The invalidity of the banishment condition does not necessarily invalidate the defendant’s entire sentence. In cases in which this court has found probation conditions to be invalid, we have remanded to the Superior Court for revision of the conditions of probation. See Commonwealth v. LaFrance, 402 Mass. 789, 796 (1988). Similarly, other courts that have found banishment conditions invalid have left the conviction and remaining portion of the sentence intact and ordered the lower court to revise the sentence to remove the offending condition. See Rutherford, supra at 1361; People v. Harris, 238 Ill. App. 3d 575, 583 (1992); Charlton, supra at 38; Green, supra at 344. Accordingly, we affirm the judgments but remand the case to the Superior Court for resentencing in accordance with this opinion.

So ordered.

The defendant was also convicted of the lesser offense of unauthorized use of a motor vehicle on an indictment charging armed robbery. This conviction was dismissed as duplicative.

The defendant was the only defense witness at trial. Cutter, a codefendant, did not testify.

The relevant inquiry is what level of force was used, not what the resulting injuries were. If, for example, the use of force generally considered nondeadly results in death in a particular case, an appropriate jury charge would recite the standard for use of nondeadly force. See Commonwealth v. Bastarache, 382 Mass. 86, 105 & n.15 (1980).

The defendant did state that he did not want to fight on the side of the roadway, but this testimony was offered to justify stealing Holmes’s car, not as evidence of the need to defend himself by throwing the radio. He also alluded to the possibility of rolling down the embankment, but did so as justification for why he walked away from Holmes, after throwing the radio at Holmes, without concern for Holmes’s safety. He stated: “Why should I care what he did. . . . Did he care about me, that I could roll down that embankment?” These statements by the defendant, considered in context, do not support the defendant’s argument on appeal that he had no reasonable means of escape.
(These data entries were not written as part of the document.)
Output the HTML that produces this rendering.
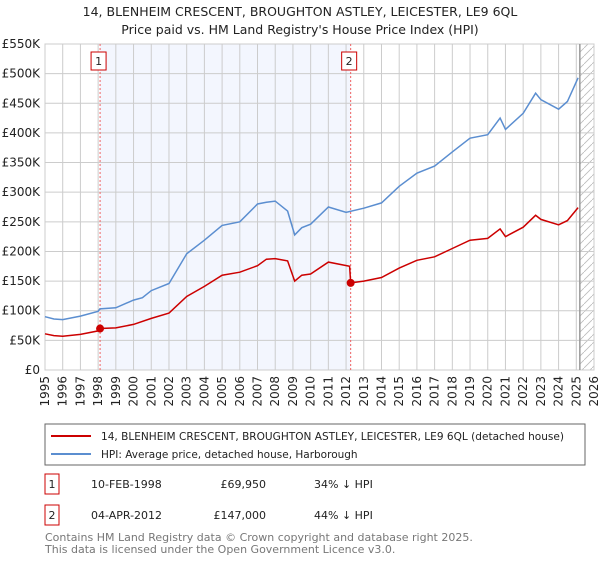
<!DOCTYPE html>
<html><head><meta charset="utf-8"><style>
body{margin:0;background:#fff;font-family:"Liberation Sans","DejaVu Sans",sans-serif;}
svg text{font-family:"DejaVu Sans","Liberation Sans",sans-serif;}
</style></head><body>
<svg id="c" width="600" height="560" viewBox="0 0 600 560">
<text x="300" y="16" text-anchor="middle" font-size="12.5" fill="#222">14, BLENHEIM CRESCENT, BROUGHTON ASTLEY, LEICESTER, LE9 6QL</text>
<text x="300" y="34" text-anchor="middle" font-size="12.5" fill="#222">Price paid vs. HM Land Registry's House Price Index (HPI)</text>
<g id="plot"></g>
<g>
<rect x="45" y="424" width="540" height="41" fill="#fff" stroke="#666"/>
<line x1="51" y1="436" x2="91" y2="436" stroke="#cc0000" stroke-width="2"/>
<text x="101" y="440" font-size="10.5" fill="#222" textLength="463" lengthAdjust="spacingAndGlyphs">14, BLENHEIM CRESCENT, BROUGHTON ASTLEY, LEICESTER, LE9 6QL (detached house)</text>
<line x1="51" y1="454" x2="91" y2="454" stroke="#5b8ed0" stroke-width="2"/>
<text x="101" y="458" font-size="10.5" fill="#222">HPI: Average price, detached house, Harborough</text>
</g>
<g font-size="11" fill="#222">
<rect x="45" y="474" width="14" height="20" fill="#fff" stroke="#cc0000"/><text x="52" y="488" text-anchor="middle">1</text>
<text x="91" y="488">10-FEB-1998</text><text x="266" y="488" text-anchor="end">£69,950</text><text x="314" y="488">34% ↓ HPI</text>
<rect x="45" y="505" width="14" height="20" fill="#fff" stroke="#cc0000"/><text x="52" y="519" text-anchor="middle">2</text>
<text x="91" y="519">04-APR-2012</text><text x="266" y="519" text-anchor="end">£147,000</text><text x="314" y="519">44% ↓ HPI</text>
</g>
<text x="45" y="541" font-size="11" fill="#777">Contains HM Land Registry data © Crown copyright and database right 2025.</text>
<text x="45" y="553" font-size="11" fill="#777">This data is licensed under the Open Government Licence v3.0.</text>
</svg>
<script>
const hpiYears=[1995,1995.5,1996,1997,1998,1998.1,1999,2000,2000.5,2001,2002,2003,2004,2005,2006,2007,2007.5,2008,2008.7,2009.1,2009.5,2010,2011,2012,2013,2014,2015,2016,2017,2018,2019,2020,2020.7,2021,2022,2022.7,2023,2024,2024.5,2025.1];
const hpiValues=[90,86,85,91,99,103,105,118,122,134,146,196,219,244,250,280,283,285,268,228,240,246,275,266,273,282,310,332,344,368,391,397,425,406,433,467,456,440,453,493];
const redYears=[1995,1995.5,1996,1997,1998,1998.1,1999,2000,2001,2002,2003,2004,2005,2006,2007,2007.5,2008,2008.7,2009.1,2009.5,2010,2011,2012.2,2012.26,2013,2014,2015,2016,2017,2018,2019,2020,2020.7,2021,2022,2022.7,2023,2024,2024.5,2025.1];
const redValues=[61,58,57,60,66,70,71,77,87,96,124,141,160,165,176,187,188,184,150,160,162,182,175,147,150,156,172,185,191,205,219,222,238,225,241,261,254,245,252,274];
const yTicks=[0,50,100,150,200,250,300,350,400,450,500,550];
const xTicks=[1995,1996,1997,1998,1999,2000,2001,2002,2003,2004,2005,2006,2007,2008,2009,2010,2011,2012,2013,2014,2015,2016,2017,2018,2019,2020,2021,2022,2023,2024,2025,2026];
const sales=[{t:1998.11,v:69.95,n:"1"},{t:2012.26,v:147,n:"2"}];
const X0=45,X1=594,Y0=370,Y1=44;
const xs=t=>X0+(t-1995)/31*(X1-X0);
const ys=v=>Y0-v/550*(Y0-Y1);
const g=document.getElementById('plot');const NS='http://www.w3.org/2000/svg';
function mk(tag,a,p){const e=document.createElementNS(NS,tag);for(const k in a)e.setAttribute(k,a[k]);(p||g).appendChild(e);return e;}
let e=mk('rect',{x:xs(sales[0].t),y:Y1,width:xs(sales[1].t)-xs(sales[0].t),height:Y0-Y1,fill:'#f3f6fe'});


const defs=mk('defs',{});const pat=mk('pattern',{id:'h',width:8,height:8,patternUnits:'userSpaceOnUse'},defs);
mk('line',{x1:0,y1:8,x2:8,y2:0,stroke:'#bbb','stroke-width':0.8},pat);
e=mk('rect',{x:xs(2025.2),y:Y1,width:X1-xs(2025.2),height:Y0-Y1,fill:'url(#h)'});


yTicks.forEach(v=>{let l=mk('line',{x1:X0,x2:X1,y1:ys(v),y2:ys(v),stroke:'#ccc'});


let t=mk('text',{x:40,y:ys(v)+4,'text-anchor':'end','font-size':12,fill:'#222'});t.textContent=v==0?'£0':'£'+v+'K';

});
xTicks.forEach(y=>{let l=mk('line',{x1:xs(y),x2:xs(y),y1:Y1,y2:Y0,stroke:'#ccc'});


let t=mk('text',{x:0,y:0,'font-size':12,fill:'#222','text-anchor':'end',transform:`translate(${xs(y)+4},${Y0+6}) rotate(-90)`});t.textContent=y;

});
mk('rect',{x:X0,y:Y1,width:X1-X0,height:Y0-Y1,fill:'none',stroke:'#ccc'});
e=mk('line',{x1:xs(2025.2),x2:xs(2025.2),y1:Y1,y2:Y0,stroke:'#999','stroke-width':1.5});


sales.forEach(s=>{let l=mk('line',{x1:xs(s.t),x2:xs(s.t),y1:Y1,y2:Y0,stroke:'#f06060','stroke-dasharray':'2,2'});

});
function path(xa,va,c,name){let d=xa.map((t,i)=>(i?'L':'M')+xs(t).toFixed(1)+','+ys(va[i]).toFixed(1)).join('');
let p=mk('path',{d:d,fill:'none',stroke:c,'stroke-width':1.5});

}
path(hpiYears,hpiValues,'#5b8ed0','hpi-line');
path(redYears,redValues,'#cc0000','property-line');
sales.forEach(s=>{let c=mk('circle',{cx:xs(s.t),cy:ys(s.v),r:4,fill:'#cc0000'});


let r=mk('rect',{x:xs(s.t)-9,y:52,width:15,height:18,fill:'#fff',stroke:'#cc0000'});


let t=mk('text',{x:xs(s.t)-1.5,y:65,'text-anchor':'middle','font-size':11,fill:'#222'});t.textContent=s.n;

});
</script>
</body></html>
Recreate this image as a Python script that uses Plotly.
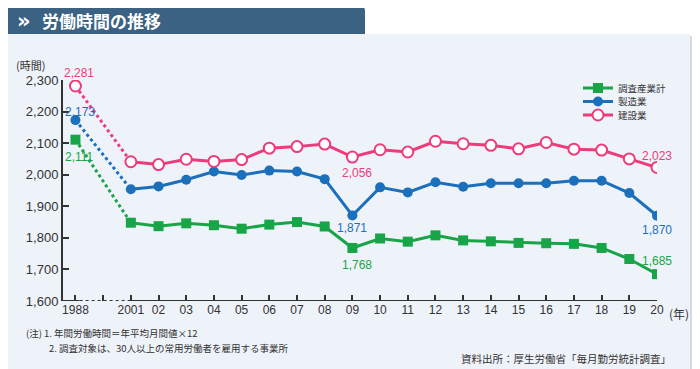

The defendant also cites art. 12 of the Massachusetts Declaration of Rights, which states that, “no person shall be . . . exiled . . . but by the judgment of his peers, or the law of the land.” But he does no more than mention this provision in passing. This does not rise to the level of appellate argument under Mass. R. A. P. 16 (a) (4), as amended, 367 Mass. 921 (1975). Because the defendant engages in “no separate discussion of Massachusetts constitutional principles ... we review the . . . claim solely on the basis of an alleged violation of Federal constitutional principles.” Lee v. Commissioner of Revenue, 395 Mass. 527, 534 n.10 (1985), quoting Atterberry v. Police Comm’r of Boston, 392 Mass. 550, 555 (1984), cert. denied sub nom. Atterberry v. Jordan, 469 U.S. 1208 (1985). See Commonwealth v. Chistolini, 422 Mass. 854, 858 n.8 (1996) (“Mere mention of the Constitution of the Commonwealth is not an argument based on State constitutional grounds”); Commonwealth v. Monteiro, 396 Mass. 123, 128 (1985).

Some courts have suggested that where, as in Massachusetts, there is no State statute authorizing banishment, this absence is proof of a banishment condition’s contravention of public policy. See Rutherford v. Blankenship, 468 F. Supp. 1357, 1360 (W.D. Va. 1979) (“[T]he power to banish, if it exists at all, is a power vested in the Legislature and certainly where such methods of punishment are not authorized by statute, it is impliedly prohibited by public policy”); State v. Doughtie, 237 N.C. 368, 371 (1953) (“In the absence of statutory authorization, banishment ... is not proper punishment”); State v. Charlton, 115 N.M. 35, 37 (Ct. App. 1992) (“The New Mexico criminal code does not specifically authorize the banishment of criminal defendants from the state. The legislature’s refusal to authorize banishment as a sentencing option is evidence that banishment is contrary to the public policy of this state”).